Hey, I'm new here and this is my first attempt at a question. My background is in econometrics, so I apologize in advance if I use unfamiliar notation or display ignorance of important work.

Suppose we observe a large amount of data $\{(Z_{i})\}_{i=1}^{n}$

generated i.i.d. by $Z_{i }= X_{i} + Y_{i}$ with $Y$ representing contaminating noise with known distribution. Interest is in working backwards (*deconvolution*) to learn (*identify*) as much as possible about the distribution of $X$. Let the characteristic functions of these variables be denoted as $\phi_{X}(t) \equiv E(e^{ixt})$ and similar notation for $Y$ and $Z$.
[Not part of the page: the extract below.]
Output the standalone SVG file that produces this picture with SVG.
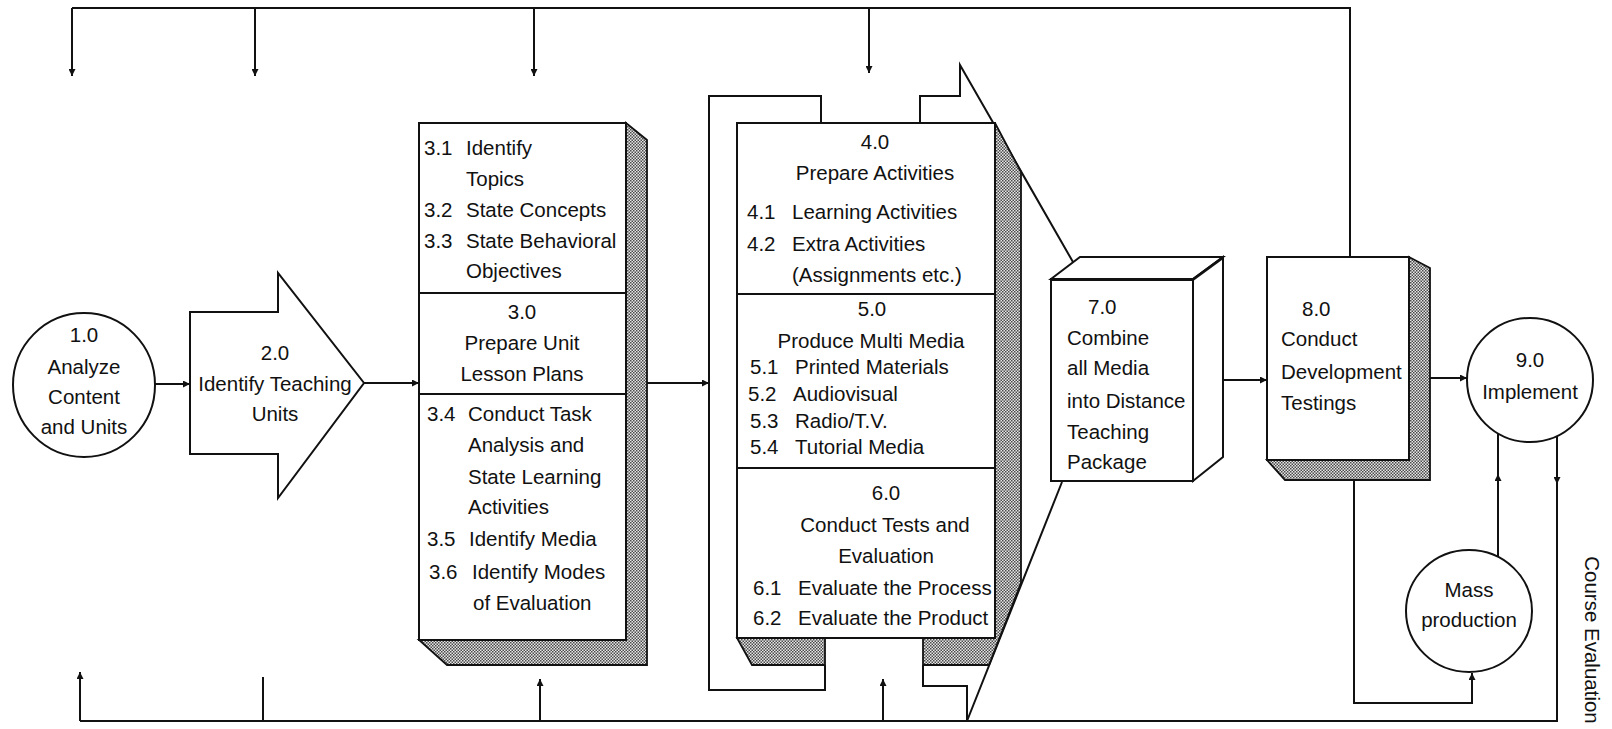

It is well known that the full distribution of $X$ can be learned under the restriction that $X \perp Y$. This follows because $\phi_{Z}(t)$ can be consistently estimated from the data and $\phi_{X}(t) = \frac{\phi_{Z}(t)}{\phi_{Y}(t)}$. However, I am interested in relaxing this restriction and replacing it with the weaker requirement that $\forall x\in \text{Supp}(X)$, $E(Y|X=x)=0$.

Under this restriction, I know that (for example), the variance of the unknown distribution $X$ can be learned by:

$Cov(X,Y)=0 \implies Var(X) = Var(Z) - Var(Y).$

However, I am fairly certain that I cannot learn the entire distribution of $X$ with this weaker assumption. If you can think of a good counter-example, that would be helpful. More importantly, I would like to make the strongest possible statements about the full distribution of $X$ based on knowledge of the distributions of $Y$ and $Z$.

Edited to add-----------

I have become aware that if I altered my assumption to require that $med(Y|X)=0$ I would pin down a horizontal section of the copula between Y and X and that the bounds in that case have been well studied (for example: tandfonline.com/doi/abs/10.1080/03610920701386976). However, this is a less useful result. Perhaps no aspect of a copula is pinned down by a conditional mean restriction? Would this limit my ability to provide meaningful bounds on quantiles of the $X$ distribution?